— Start Entries shown —

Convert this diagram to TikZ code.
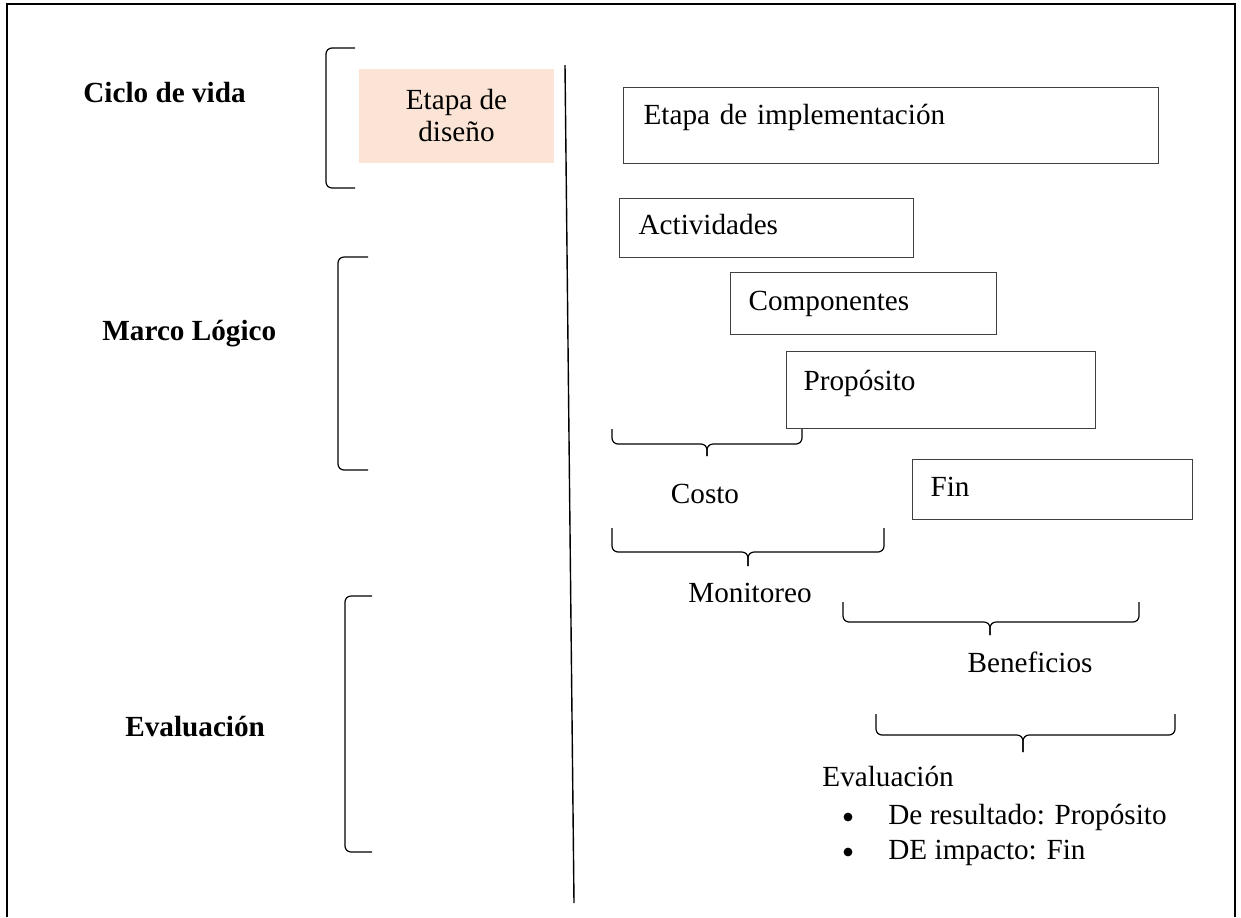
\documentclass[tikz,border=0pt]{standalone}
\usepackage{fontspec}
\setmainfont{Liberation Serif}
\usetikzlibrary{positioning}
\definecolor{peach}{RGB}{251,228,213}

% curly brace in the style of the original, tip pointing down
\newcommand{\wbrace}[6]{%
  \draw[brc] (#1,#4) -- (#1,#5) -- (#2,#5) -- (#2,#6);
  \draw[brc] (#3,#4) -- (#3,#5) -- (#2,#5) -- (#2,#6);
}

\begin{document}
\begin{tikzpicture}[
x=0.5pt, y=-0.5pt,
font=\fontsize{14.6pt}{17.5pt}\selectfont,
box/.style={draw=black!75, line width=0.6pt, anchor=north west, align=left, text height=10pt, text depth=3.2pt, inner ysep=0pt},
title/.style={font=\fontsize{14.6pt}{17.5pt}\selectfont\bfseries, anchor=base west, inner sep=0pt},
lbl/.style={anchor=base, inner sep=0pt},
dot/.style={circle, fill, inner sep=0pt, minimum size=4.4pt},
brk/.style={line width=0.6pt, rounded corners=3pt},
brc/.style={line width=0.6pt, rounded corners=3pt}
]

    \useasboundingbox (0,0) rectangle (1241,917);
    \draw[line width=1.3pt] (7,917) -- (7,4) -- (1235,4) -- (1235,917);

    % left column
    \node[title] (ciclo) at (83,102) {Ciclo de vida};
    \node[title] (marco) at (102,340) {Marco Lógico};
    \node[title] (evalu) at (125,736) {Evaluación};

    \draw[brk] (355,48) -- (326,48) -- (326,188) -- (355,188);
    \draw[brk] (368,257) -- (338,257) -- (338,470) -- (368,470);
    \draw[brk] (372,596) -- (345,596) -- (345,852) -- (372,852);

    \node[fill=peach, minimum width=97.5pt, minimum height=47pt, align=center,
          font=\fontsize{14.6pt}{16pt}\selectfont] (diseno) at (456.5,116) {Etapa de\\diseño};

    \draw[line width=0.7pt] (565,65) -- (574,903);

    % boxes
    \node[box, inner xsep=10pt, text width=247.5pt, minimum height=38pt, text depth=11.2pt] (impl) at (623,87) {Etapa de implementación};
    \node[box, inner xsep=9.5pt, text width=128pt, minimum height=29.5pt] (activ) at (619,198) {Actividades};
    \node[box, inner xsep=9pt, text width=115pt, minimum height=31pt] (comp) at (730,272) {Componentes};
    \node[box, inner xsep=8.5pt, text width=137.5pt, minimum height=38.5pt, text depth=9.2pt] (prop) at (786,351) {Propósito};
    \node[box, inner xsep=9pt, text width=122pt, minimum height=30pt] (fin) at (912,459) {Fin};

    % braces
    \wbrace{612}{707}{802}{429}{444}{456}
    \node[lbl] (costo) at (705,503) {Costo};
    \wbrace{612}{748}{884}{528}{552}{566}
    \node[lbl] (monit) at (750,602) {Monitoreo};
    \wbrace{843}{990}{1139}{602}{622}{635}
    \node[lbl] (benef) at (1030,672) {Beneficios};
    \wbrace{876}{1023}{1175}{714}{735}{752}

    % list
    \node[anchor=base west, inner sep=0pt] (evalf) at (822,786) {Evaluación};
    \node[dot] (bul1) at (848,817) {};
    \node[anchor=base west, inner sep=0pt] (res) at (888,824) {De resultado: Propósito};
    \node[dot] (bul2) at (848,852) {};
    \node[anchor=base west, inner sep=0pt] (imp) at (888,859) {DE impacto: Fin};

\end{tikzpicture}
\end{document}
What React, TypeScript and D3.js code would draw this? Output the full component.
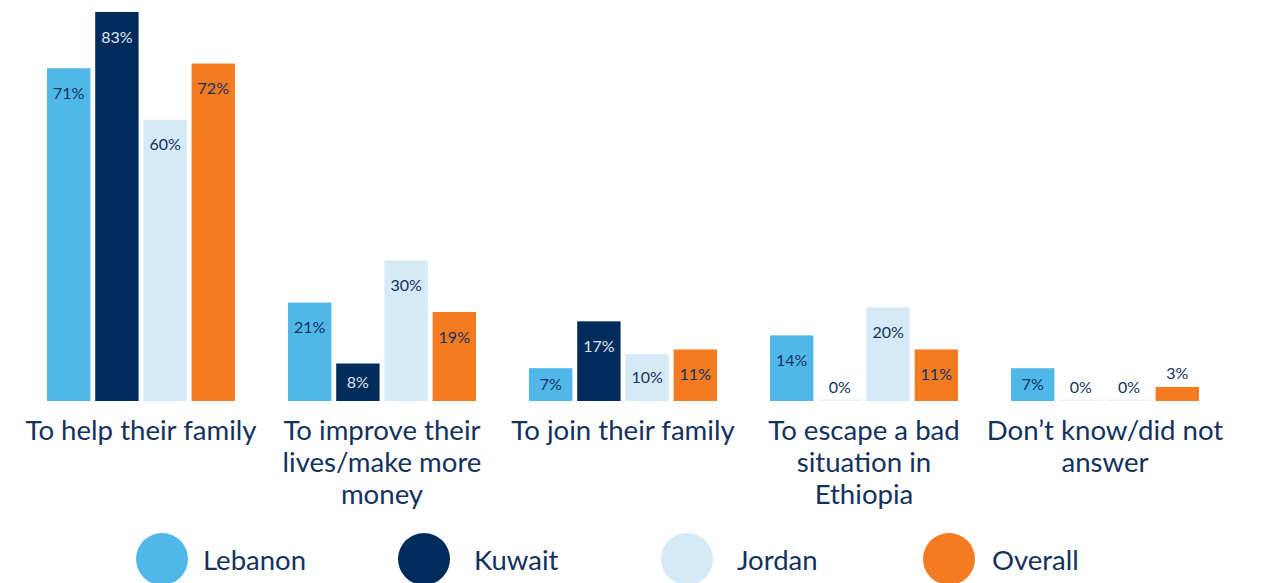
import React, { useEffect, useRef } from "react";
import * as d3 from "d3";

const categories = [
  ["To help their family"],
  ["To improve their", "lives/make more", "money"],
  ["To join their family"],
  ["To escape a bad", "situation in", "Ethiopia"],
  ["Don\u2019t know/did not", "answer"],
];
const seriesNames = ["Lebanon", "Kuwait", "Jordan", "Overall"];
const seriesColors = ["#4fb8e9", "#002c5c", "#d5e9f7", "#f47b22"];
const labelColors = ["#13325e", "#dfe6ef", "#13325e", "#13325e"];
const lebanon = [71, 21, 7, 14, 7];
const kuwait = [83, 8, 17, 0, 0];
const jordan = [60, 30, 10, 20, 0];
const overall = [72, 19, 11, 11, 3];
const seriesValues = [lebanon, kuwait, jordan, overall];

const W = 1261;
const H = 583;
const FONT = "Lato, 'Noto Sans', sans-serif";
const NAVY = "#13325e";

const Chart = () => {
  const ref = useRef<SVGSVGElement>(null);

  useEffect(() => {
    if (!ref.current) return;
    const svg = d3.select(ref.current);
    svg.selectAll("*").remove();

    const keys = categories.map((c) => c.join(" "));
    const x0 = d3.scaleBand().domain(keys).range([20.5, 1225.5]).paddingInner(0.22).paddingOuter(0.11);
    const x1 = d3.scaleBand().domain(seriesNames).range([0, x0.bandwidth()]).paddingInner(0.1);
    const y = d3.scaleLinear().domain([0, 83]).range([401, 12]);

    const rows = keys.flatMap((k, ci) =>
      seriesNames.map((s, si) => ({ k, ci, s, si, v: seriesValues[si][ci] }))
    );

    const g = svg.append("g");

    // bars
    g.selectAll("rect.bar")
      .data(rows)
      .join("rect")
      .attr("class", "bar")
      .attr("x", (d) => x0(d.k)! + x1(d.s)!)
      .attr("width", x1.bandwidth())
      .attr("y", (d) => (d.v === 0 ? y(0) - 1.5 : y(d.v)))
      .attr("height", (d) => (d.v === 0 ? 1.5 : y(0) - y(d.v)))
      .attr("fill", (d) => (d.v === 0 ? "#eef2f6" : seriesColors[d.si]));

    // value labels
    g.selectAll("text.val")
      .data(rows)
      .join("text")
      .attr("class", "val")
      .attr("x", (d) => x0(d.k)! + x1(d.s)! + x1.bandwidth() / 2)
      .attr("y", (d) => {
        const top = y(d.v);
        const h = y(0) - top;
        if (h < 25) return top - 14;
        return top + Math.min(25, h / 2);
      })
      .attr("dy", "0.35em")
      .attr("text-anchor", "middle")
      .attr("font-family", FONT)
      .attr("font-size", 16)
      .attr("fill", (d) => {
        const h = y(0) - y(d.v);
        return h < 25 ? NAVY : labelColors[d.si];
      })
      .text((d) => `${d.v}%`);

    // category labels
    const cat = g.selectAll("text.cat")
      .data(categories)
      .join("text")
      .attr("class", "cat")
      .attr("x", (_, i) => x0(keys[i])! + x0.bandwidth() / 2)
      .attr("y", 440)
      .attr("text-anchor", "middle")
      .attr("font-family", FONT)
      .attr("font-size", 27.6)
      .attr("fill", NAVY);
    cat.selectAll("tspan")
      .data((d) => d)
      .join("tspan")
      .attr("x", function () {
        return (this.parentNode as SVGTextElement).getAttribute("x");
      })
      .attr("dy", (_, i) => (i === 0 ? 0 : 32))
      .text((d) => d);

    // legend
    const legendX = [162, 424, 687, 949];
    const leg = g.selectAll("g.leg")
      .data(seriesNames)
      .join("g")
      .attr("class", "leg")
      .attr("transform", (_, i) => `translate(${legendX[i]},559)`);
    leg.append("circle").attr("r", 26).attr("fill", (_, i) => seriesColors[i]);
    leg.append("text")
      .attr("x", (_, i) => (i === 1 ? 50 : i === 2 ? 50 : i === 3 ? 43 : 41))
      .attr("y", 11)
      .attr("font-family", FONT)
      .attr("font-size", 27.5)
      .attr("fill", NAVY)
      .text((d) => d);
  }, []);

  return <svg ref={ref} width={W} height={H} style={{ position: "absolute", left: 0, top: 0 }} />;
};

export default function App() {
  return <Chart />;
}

— End Entries shown —

• Exercise requirements
Retype each record exactly as it stands, but do not include the pictures.

• Complete answer
Convert this diagram to TikZ code.
\documentclass[tikz,border=0pt]{standalone}
\usepackage{fontspec}
\setmainfont{Liberation Serif}
\usetikzlibrary{positioning}
\definecolor{peach}{RGB}{251,228,213}

% curly brace in the style of the original, tip pointing down
\newcommand{\wbrace}[6]{%
  \draw[brc] (#1,#4) -- (#1,#5) -- (#2,#5) -- (#2,#6);
  \draw[brc] (#3,#4) -- (#3,#5) -- (#2,#5) -- (#2,#6);
}

\begin{document}
\begin{tikzpicture}[
x=0.5pt, y=-0.5pt,
font=\fontsize{14.6pt}{17.5pt}\selectfont,
box/.style={draw=black!75, line width=0.6pt, anchor=north west, align=left, text height=10pt, text depth=3.2pt, inner ysep=0pt},
title/.style={font=\fontsize{14.6pt}{17.5pt}\selectfont\bfseries, anchor=base west, inner sep=0pt},
lbl/.style={anchor=base, inner sep=0pt},
dot/.style={circle, fill, inner sep=0pt, minimum size=4.4pt},
brk/.style={line width=0.6pt, rounded corners=3pt},
brc/.style={line width=0.6pt, rounded corners=3pt}
]

    \useasboundingbox (0,0) rectangle (1241,917);
    \draw[line width=1.3pt] (7,917) -- (7,4) -- (1235,4) -- (1235,917);

    % left column
    \node[title] (ciclo) at (83,102) {Ciclo de vida};
    \node[title] (marco) at (102,340) {Marco Lógico};
    \node[title] (evalu) at (125,736) {Evaluación};

    \draw[brk] (355,48) -- (326,48) -- (326,188) -- (355,188);
    \draw[brk] (368,257) -- (338,257) -- (338,470) -- (368,470);
    \draw[brk] (372,596) -- (345,596) -- (345,852) -- (372,852);

    \node[fill=peach, minimum width=97.5pt, minimum height=47pt, align=center,
          font=\fontsize{14.6pt}{16pt}\selectfont] (diseno) at (456.5,116) {Etapa de\\diseño};

    \draw[line width=0.7pt] (565,65) -- (574,903);

    % boxes
    \node[box, inner xsep=10pt, text width=247.5pt, minimum height=38pt, text depth=11.2pt] (impl) at (623,87) {Etapa de implementación};
    \node[box, inner xsep=9.5pt, text width=128pt, minimum height=29.5pt] (activ) at (619,198) {Actividades};
    \node[box, inner xsep=9pt, text width=115pt, minimum height=31pt] (comp) at (730,272) {Componentes};
    \node[box, inner xsep=8.5pt, text width=137.5pt, minimum height=38.5pt, text depth=9.2pt] (prop) at (786,351) {Propósito};
    \node[box, inner xsep=9pt, text width=122pt, minimum height=30pt] (fin) at (912,459) {Fin};

    % braces
    \wbrace{612}{707}{802}{429}{444}{456}
    \node[lbl] (costo) at (705,503) {Costo};
    \wbrace{612}{748}{884}{528}{552}{566}
    \node[lbl] (monit) at (750,602) {Monitoreo};
    \wbrace{843}{990}{1139}{602}{622}{635}
    \node[lbl] (benef) at (1030,672) {Beneficios};
    \wbrace{876}{1023}{1175}{714}{735}{752}

    % list
    \node[anchor=base west, inner sep=0pt] (evalf) at (822,786) {Evaluación};
    \node[dot] (bul1) at (848,817) {};
    \node[anchor=base west, inner sep=0pt] (res) at (888,824) {De resultado: Propósito};
    \node[dot] (bul2) at (848,852) {};
    \node[anchor=base west, inner sep=0pt] (imp) at (888,859) {DE impacto: Fin};

\end{tikzpicture}
\end{document}
What React, TypeScript and D3.js code would draw this? Output the full component.
import React, { useEffect, useRef } from "react";
import * as d3 from "d3";

const categories = [
  ["To help their family"],
  ["To improve their", "lives/make more", "money"],
  ["To join their family"],
  ["To escape a bad", "situation in", "Ethiopia"],
  ["Don\u2019t know/did not", "answer"],
];
const seriesNames = ["Lebanon", "Kuwait", "Jordan", "Overall"];
const seriesColors = ["#4fb8e9", "#002c5c", "#d5e9f7", "#f47b22"];
const labelColors = ["#13325e", "#dfe6ef", "#13325e", "#13325e"];
const lebanon = [71, 21, 7, 14, 7];
const kuwait = [83, 8, 17, 0, 0];
const jordan = [60, 30, 10, 20, 0];
const overall = [72, 19, 11, 11, 3];
const seriesValues = [lebanon, kuwait, jordan, overall];

const W = 1261;
const H = 583;
const FONT = "Lato, 'Noto Sans', sans-serif";
const NAVY = "#13325e";

const Chart = () => {
  const ref = useRef<SVGSVGElement>(null);

  useEffect(() => {
    if (!ref.current) return;
    const svg = d3.select(ref.current);
    svg.selectAll("*").remove();

    const keys = categories.map((c) => c.join(" "));
    const x0 = d3.scaleBand().domain(keys).range([20.5, 1225.5]).paddingInner(0.22).paddingOuter(0.11);
    const x1 = d3.scaleBand().domain(seriesNames).range([0, x0.bandwidth()]).paddingInner(0.1);
    const y = d3.scaleLinear().domain([0, 83]).range([401, 12]);

    const rows = keys.flatMap((k, ci) =>
      seriesNames.map((s, si) => ({ k, ci, s, si, v: seriesValues[si][ci] }))
    );

    const g = svg.append("g");

    // bars
    g.selectAll("rect.bar")
      .data(rows)
      .join("rect")
      .attr("class", "bar")
      .attr("x", (d) => x0(d.k)! + x1(d.s)!)
      .attr("width", x1.bandwidth())
      .attr("y", (d) => (d.v === 0 ? y(0) - 1.5 : y(d.v)))
      .attr("height", (d) => (d.v === 0 ? 1.5 : y(0) - y(d.v)))
      .attr("fill", (d) => (d.v === 0 ? "#eef2f6" : seriesColors[d.si]));

    // value labels
    g.selectAll("text.val")
      .data(rows)
      .join("text")
      .attr("class", "val")
      .attr("x", (d) => x0(d.k)! + x1(d.s)! + x1.bandwidth() / 2)
      .attr("y", (d) => {
        const top = y(d.v);
        const h = y(0) - top;
        if (h < 25) return top - 14;
        return top + Math.min(25, h / 2);
      })
      .attr("dy", "0.35em")
      .attr("text-anchor", "middle")
      .attr("font-family", FONT)
      .attr("font-size", 16)
      .attr("fill", (d) => {
        const h = y(0) - y(d.v);
        return h < 25 ? NAVY : labelColors[d.si];
      })
      .text((d) => `${d.v}%`);

    // category labels
    const cat = g.selectAll("text.cat")
      .data(categories)
      .join("text")
      .attr("class", "cat")
      .attr("x", (_, i) => x0(keys[i])! + x0.bandwidth() / 2)
      .attr("y", 440)
      .attr("text-anchor", "middle")
      .attr("font-family", FONT)
      .attr("font-size", 27.6)
      .attr("fill", NAVY);
    cat.selectAll("tspan")
      .data((d) => d)
      .join("tspan")
      .attr("x", function () {
        return (this.parentNode as SVGTextElement).getAttribute("x");
      })
      .attr("dy", (_, i) => (i === 0 ? 0 : 32))
      .text((d) => d);

    // legend
    const legendX = [162, 424, 687, 949];
    const leg = g.selectAll("g.leg")
      .data(seriesNames)
      .join("g")
      .attr("class", "leg")
      .attr("transform", (_, i) => `translate(${legendX[i]},559)`);
    leg.append("circle").attr("r", 26).attr("fill", (_, i) => seriesColors[i]);
    leg.append("text")
      .attr("x", (_, i) => (i === 1 ? 50 : i === 2 ? 50 : i === 3 ? 43 : 41))
      .attr("y", 11)
      .attr("font-family", FONT)
      .attr("font-size", 27.5)
      .attr("fill", NAVY)
      .text((d) => d);
  }, []);

  return <svg ref={ref} width={W} height={H} style={{ position: "absolute", left: 0, top: 0 }} />;
};

export default function App() {
  return <Chart />;
}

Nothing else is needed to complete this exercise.